Was sich im Einzelnen ändern soll
Gemäß dem Entwurf dürfen künftig Totschlagfallen nicht mehr verwendet werden. Ferner sollen Hunde und Katzen nicht mehr zum Abschuss freigegeben werden.
Zudem ist zwischen dem 1. März und dem 30. April eine allgemeine Jagdruhezeit vorgesehen; eine Ausnahme soll es für Wildschweine geben. Auf Feldern und in einem 200 Meter breiten Streifen am Waldrand soll Schwarzwild – außer Elterntiere – auch dann bejagt werden dürfen.
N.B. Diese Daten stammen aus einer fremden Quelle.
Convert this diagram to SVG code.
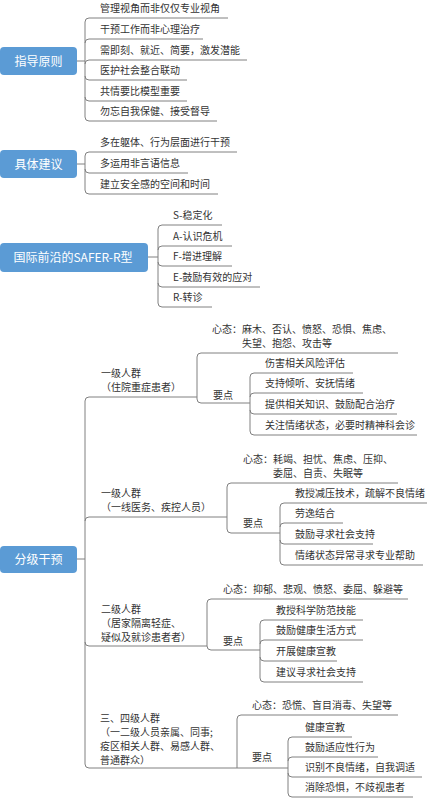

Überdies soll es ab 2016 nur noch eine bleifreie Jagd geben.
Die Fütterung soll unterbleiben. Im Einzelfall könne sie  notwendig sein, sie mache aber nur Sinn, wenn die Jäger auf lokaler Ebene zusammenarbeiteten und den natürlichen Lebensraum des Wildes berücksichtigten, sagte Landwirtschaftsminister Alexander Bonde.
Der behördliche Abschussplan für Rehwild soll wegfallen und eine revierbezogene Zielvereinbarung eingeführt werden. Damit werde ein erfolgreiches Modellprojekt flächendeckend umgesetzt, betonte Bonde.
Darüber hinaus soll das Prozedere beim Wildschadenersatz vereinfacht werden, indem ein verpflichtender Verfahrensschritt bei den Gemeinden gestrichen wird. Landwirte sollen für Wildschäden in Mais nur noch zu  80 % entschädigt werden.